Exactly the lines from the one with "Clone this diagram in TikZ." through the one with "Rebuild this diagram" should be returned, both ends included and nothing else. Omit any pictures.

*-*-*

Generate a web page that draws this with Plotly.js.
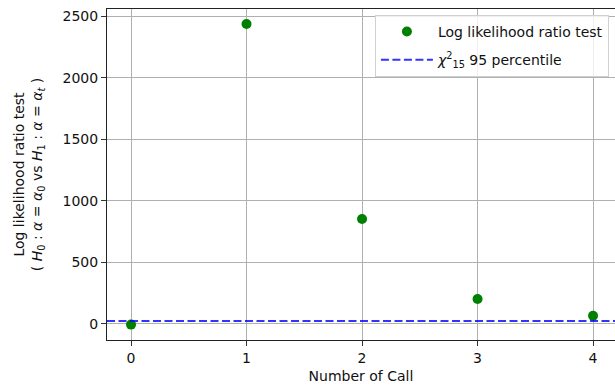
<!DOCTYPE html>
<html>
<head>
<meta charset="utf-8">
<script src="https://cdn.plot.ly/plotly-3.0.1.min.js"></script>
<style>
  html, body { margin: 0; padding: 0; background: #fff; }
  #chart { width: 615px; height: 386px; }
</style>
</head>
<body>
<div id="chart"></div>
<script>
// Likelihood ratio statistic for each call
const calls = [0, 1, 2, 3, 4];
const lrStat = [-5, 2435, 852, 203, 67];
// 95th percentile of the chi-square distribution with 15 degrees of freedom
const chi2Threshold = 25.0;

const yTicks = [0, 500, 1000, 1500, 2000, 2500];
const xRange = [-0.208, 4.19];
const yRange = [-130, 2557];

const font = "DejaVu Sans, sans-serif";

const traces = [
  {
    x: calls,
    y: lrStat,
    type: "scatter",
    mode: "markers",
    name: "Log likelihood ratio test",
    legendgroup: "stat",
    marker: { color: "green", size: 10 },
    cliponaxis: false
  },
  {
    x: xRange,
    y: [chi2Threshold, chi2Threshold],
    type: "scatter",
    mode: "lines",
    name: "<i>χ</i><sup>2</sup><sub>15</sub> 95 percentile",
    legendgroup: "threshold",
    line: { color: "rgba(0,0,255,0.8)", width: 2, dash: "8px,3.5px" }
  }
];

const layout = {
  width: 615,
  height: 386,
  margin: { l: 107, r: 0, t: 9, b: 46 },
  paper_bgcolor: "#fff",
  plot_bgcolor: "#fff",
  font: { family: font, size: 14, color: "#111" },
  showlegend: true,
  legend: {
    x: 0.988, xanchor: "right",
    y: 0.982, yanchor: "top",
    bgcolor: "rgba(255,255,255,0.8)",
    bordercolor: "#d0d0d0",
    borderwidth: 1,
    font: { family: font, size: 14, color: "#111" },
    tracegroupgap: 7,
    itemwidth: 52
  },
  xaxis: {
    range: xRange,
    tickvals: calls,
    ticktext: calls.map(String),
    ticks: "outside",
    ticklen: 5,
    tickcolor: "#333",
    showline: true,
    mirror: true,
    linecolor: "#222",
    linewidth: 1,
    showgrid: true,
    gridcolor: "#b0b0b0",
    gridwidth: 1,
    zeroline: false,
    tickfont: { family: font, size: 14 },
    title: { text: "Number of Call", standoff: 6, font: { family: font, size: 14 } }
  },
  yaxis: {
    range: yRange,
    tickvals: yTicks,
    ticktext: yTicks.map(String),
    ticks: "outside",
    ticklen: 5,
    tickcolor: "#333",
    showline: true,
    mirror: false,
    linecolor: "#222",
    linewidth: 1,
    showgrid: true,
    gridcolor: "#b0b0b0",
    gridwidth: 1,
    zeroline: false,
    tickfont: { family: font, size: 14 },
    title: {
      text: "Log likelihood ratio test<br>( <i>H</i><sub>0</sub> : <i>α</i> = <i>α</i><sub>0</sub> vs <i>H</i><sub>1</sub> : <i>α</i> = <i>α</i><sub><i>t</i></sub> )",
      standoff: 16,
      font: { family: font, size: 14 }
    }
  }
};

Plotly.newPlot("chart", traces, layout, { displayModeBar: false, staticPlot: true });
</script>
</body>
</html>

*-*-*

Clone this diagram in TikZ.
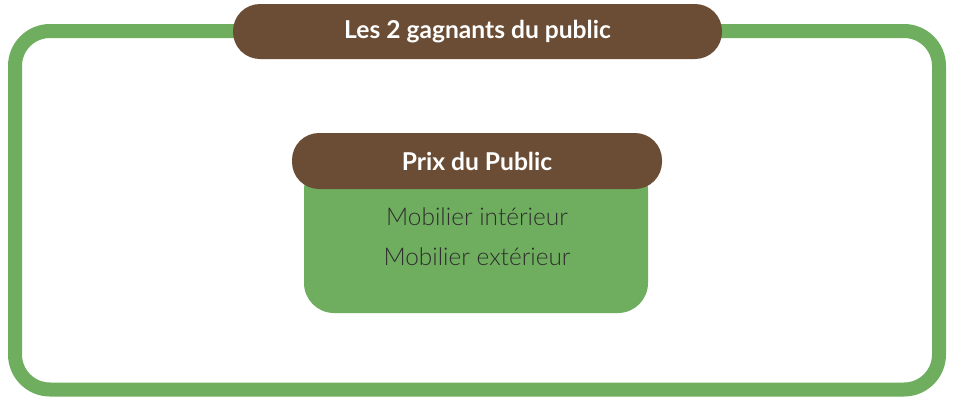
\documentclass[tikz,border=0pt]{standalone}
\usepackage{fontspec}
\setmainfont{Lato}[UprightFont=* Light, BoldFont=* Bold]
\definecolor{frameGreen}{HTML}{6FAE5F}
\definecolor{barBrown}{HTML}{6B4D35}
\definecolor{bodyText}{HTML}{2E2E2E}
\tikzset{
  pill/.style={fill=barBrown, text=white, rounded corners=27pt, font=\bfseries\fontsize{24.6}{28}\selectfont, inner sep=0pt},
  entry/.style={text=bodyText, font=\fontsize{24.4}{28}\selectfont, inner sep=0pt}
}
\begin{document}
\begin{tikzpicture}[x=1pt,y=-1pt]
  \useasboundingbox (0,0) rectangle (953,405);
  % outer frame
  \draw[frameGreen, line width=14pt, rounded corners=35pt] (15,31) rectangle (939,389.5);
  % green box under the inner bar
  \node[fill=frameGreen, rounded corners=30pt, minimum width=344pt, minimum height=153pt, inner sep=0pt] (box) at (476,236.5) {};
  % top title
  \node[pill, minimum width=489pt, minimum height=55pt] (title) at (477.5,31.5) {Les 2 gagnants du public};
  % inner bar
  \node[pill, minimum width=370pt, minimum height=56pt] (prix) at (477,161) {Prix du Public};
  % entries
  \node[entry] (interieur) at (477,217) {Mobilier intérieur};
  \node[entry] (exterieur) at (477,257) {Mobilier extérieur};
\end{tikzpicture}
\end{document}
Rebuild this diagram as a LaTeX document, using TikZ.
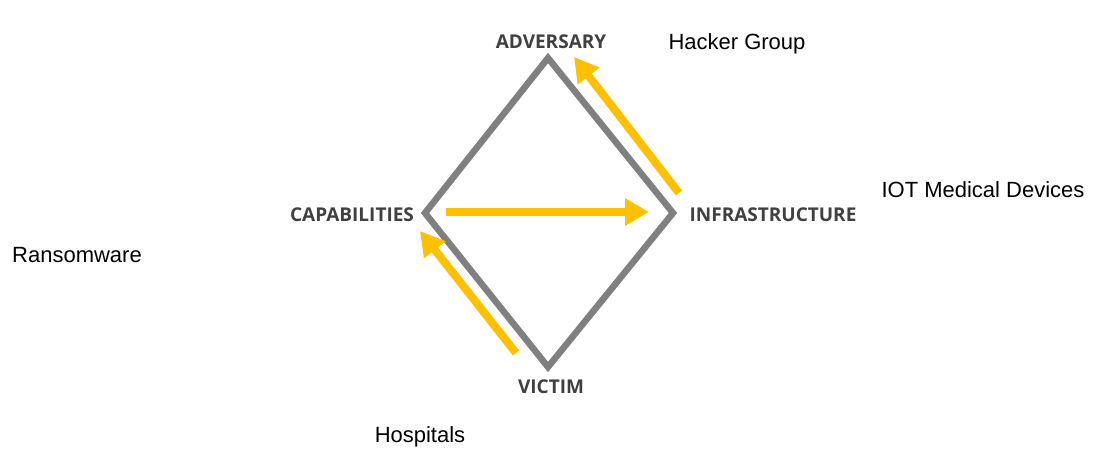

*-*-*

ANSWER TO THE EXERCISE
Clone this diagram in TikZ.
\documentclass[tikz,border=0pt]{standalone}
\usepackage{fontspec}
\setmainfont{Lato}[UprightFont=* Light, BoldFont=* Bold]
\definecolor{frameGreen}{HTML}{6FAE5F}
\definecolor{barBrown}{HTML}{6B4D35}
\definecolor{bodyText}{HTML}{2E2E2E}
\tikzset{
  pill/.style={fill=barBrown, text=white, rounded corners=27pt, font=\bfseries\fontsize{24.6}{28}\selectfont, inner sep=0pt},
  entry/.style={text=bodyText, font=\fontsize{24.4}{28}\selectfont, inner sep=0pt}
}
\begin{document}
\begin{tikzpicture}[x=1pt,y=-1pt]
  \useasboundingbox (0,0) rectangle (953,405);
  % outer frame
  \draw[frameGreen, line width=14pt, rounded corners=35pt] (15,31) rectangle (939,389.5);
  % green box under the inner bar
  \node[fill=frameGreen, rounded corners=30pt, minimum width=344pt, minimum height=153pt, inner sep=0pt] (box) at (476,236.5) {};
  % top title
  \node[pill, minimum width=489pt, minimum height=55pt] (title) at (477.5,31.5) {Les 2 gagnants du public};
  % inner bar
  \node[pill, minimum width=370pt, minimum height=56pt] (prix) at (477,161) {Prix du Public};
  % entries
  \node[entry] (interieur) at (477,217) {Mobilier intérieur};
  \node[entry] (exterieur) at (477,257) {Mobilier extérieur};
\end{tikzpicture}
\end{document}
Rebuild this diagram as a LaTeX document, using TikZ.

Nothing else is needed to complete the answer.